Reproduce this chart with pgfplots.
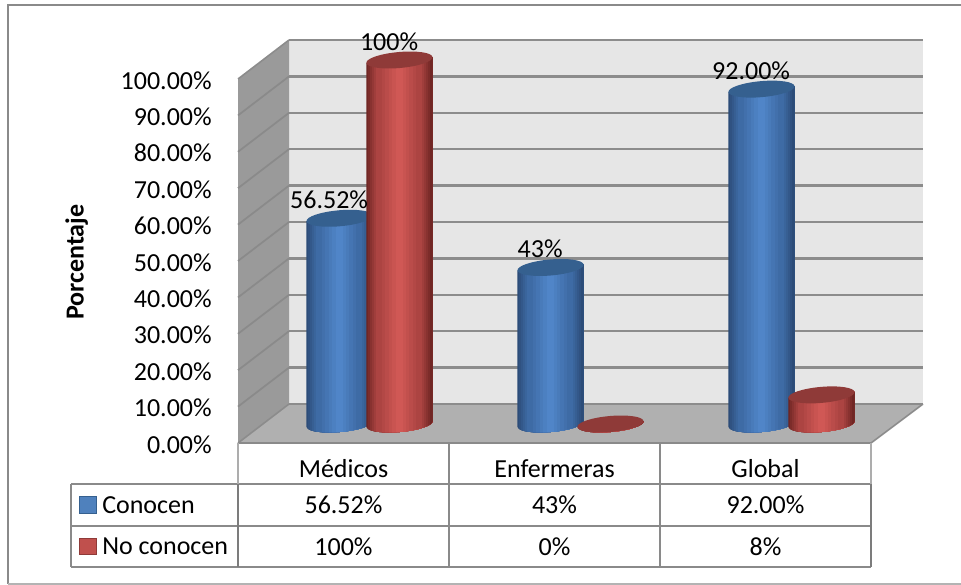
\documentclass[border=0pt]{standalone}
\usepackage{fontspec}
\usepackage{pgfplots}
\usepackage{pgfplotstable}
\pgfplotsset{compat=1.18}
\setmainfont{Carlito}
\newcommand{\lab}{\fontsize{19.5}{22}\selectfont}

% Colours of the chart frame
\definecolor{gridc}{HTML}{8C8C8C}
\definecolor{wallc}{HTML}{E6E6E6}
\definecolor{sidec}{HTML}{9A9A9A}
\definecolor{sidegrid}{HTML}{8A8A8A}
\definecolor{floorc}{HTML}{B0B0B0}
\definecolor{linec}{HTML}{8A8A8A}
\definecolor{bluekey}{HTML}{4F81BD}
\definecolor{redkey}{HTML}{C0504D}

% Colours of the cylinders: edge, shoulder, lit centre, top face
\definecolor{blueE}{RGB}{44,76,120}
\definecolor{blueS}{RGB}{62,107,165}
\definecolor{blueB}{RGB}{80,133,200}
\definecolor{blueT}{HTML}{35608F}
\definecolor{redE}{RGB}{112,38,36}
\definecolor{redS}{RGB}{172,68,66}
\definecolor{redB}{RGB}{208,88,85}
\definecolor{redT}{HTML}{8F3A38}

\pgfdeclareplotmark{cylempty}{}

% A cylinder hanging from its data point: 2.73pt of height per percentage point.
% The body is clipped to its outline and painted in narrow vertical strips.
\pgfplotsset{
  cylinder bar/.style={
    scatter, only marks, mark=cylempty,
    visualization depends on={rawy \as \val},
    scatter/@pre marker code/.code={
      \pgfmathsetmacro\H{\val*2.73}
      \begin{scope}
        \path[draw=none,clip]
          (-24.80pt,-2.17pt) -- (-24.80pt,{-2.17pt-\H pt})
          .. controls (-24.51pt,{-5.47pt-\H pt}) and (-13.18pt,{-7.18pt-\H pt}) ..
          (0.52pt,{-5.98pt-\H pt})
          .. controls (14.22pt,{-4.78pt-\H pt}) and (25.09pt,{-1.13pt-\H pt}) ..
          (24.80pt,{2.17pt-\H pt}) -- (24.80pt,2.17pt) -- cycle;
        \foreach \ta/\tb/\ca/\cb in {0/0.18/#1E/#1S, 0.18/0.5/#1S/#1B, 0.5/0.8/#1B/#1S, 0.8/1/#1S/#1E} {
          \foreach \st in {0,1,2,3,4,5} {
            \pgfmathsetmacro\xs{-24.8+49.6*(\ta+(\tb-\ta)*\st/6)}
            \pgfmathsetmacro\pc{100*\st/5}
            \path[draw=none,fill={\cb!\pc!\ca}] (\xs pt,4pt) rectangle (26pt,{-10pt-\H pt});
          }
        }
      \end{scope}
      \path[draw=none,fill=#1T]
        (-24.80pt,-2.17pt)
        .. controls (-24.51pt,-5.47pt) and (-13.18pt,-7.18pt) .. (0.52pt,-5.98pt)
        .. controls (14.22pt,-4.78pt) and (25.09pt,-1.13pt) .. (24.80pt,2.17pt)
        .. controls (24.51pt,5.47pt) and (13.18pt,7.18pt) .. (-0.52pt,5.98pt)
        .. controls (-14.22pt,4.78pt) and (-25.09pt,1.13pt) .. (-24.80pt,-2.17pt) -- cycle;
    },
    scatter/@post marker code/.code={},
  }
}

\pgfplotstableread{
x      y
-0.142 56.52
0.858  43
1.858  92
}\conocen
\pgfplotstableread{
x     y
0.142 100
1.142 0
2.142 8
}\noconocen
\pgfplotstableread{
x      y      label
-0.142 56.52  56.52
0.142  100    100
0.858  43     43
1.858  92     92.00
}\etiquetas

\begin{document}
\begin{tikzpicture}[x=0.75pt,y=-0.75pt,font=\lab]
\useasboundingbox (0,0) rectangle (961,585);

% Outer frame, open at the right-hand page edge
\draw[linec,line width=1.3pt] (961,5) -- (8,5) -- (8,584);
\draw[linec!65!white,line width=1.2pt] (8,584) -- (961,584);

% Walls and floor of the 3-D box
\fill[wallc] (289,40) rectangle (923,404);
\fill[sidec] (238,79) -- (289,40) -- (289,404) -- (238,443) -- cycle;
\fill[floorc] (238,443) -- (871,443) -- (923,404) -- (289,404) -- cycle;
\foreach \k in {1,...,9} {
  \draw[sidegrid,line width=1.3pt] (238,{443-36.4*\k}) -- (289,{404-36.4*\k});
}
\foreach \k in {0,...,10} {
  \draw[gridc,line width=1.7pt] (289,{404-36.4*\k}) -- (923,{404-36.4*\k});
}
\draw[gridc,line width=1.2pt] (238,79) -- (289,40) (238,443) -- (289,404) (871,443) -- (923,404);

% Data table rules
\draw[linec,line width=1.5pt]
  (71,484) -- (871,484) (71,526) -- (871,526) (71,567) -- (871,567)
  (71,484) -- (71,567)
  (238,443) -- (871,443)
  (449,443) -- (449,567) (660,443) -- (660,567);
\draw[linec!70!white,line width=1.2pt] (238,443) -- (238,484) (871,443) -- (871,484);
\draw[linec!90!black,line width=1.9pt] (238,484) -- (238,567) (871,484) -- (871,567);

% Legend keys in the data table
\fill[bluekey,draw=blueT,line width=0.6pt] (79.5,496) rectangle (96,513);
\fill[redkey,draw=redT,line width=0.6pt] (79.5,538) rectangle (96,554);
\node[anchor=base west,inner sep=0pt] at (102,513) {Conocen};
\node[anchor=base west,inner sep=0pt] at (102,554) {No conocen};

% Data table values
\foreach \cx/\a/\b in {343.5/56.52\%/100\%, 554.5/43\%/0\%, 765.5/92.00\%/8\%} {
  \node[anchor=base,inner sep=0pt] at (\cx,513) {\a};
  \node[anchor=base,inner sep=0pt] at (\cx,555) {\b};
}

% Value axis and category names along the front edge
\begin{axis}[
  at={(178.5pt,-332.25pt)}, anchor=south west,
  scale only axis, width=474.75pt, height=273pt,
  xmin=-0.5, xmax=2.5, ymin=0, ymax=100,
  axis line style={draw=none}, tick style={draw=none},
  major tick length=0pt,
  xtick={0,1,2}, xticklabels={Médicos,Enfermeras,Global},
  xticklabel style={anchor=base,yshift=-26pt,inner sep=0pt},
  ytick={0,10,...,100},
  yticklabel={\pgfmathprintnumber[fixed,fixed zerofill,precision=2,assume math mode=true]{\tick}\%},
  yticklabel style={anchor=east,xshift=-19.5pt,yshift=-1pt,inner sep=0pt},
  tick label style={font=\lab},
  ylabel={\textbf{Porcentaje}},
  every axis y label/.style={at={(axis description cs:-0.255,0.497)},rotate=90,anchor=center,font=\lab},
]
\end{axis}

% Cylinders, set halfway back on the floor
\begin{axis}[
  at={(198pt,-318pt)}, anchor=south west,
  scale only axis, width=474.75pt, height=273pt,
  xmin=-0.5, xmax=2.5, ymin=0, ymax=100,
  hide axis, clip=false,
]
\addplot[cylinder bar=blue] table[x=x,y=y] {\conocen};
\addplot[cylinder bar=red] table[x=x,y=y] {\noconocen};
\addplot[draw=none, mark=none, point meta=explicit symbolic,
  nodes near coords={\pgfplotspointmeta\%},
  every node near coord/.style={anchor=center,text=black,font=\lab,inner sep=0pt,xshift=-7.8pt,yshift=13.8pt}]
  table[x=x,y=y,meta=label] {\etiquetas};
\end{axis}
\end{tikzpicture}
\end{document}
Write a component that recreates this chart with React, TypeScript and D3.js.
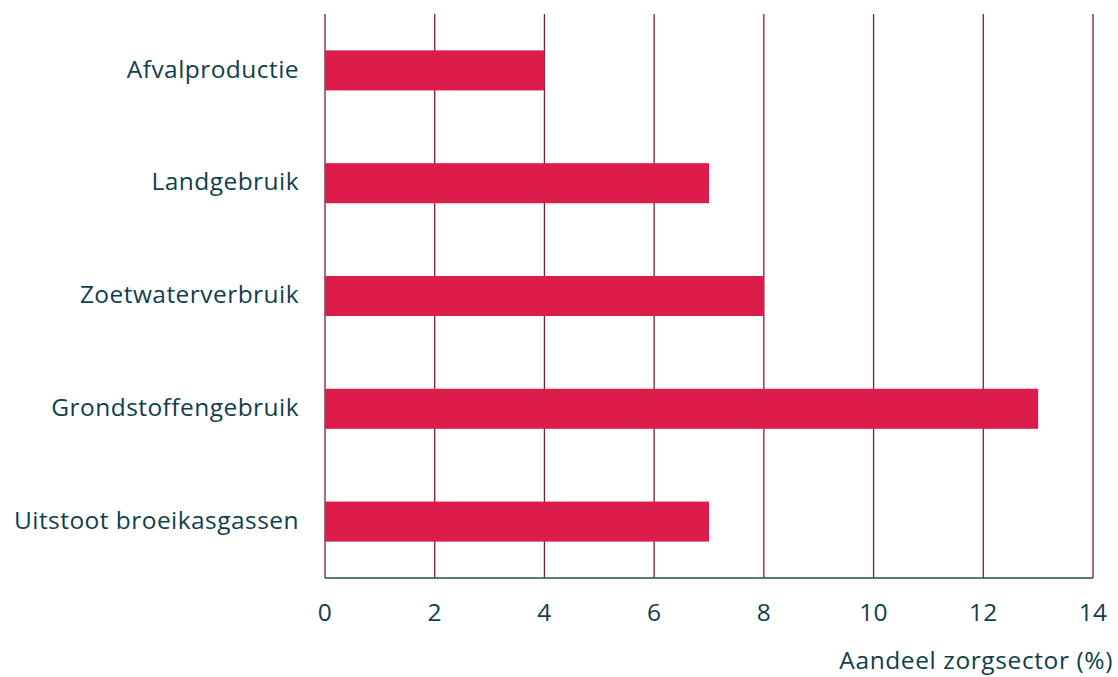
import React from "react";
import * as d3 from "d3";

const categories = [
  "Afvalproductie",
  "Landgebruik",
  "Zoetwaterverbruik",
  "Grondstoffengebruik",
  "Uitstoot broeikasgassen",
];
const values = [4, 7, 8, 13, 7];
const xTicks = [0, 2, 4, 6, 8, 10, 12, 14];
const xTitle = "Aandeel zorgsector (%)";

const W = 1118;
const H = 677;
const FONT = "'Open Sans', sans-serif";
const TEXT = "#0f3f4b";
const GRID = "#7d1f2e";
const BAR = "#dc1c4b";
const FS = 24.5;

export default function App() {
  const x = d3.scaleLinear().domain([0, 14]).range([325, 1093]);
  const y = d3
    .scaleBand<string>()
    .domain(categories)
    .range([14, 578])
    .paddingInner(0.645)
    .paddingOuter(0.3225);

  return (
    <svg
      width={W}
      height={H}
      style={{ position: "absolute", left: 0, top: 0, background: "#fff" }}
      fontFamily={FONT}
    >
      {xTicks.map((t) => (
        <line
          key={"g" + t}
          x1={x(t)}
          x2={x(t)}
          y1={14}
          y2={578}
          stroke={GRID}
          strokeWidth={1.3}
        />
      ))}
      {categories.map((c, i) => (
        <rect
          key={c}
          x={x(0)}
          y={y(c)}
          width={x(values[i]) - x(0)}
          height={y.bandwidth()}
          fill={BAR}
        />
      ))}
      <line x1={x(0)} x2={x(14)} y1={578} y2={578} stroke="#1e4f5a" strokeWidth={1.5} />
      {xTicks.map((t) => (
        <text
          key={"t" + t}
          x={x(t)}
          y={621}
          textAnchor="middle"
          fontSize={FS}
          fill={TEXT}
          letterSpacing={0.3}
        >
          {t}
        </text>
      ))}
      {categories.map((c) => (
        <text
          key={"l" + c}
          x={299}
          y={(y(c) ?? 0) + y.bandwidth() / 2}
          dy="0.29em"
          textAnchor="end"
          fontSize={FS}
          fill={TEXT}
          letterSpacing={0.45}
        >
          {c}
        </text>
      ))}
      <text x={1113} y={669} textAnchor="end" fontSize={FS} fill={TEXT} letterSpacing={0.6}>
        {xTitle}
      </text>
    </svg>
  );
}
◆ ◆ ◆ ◆ ◆
WRITTEN EXERCISE:
Identify each line containing the string "this" and copy it out.

SOLUTION TO THE EXERCISE:
Reproduce this chart with pgfplots.
Write a component that recreates this chart with React, TypeScript and D3.js.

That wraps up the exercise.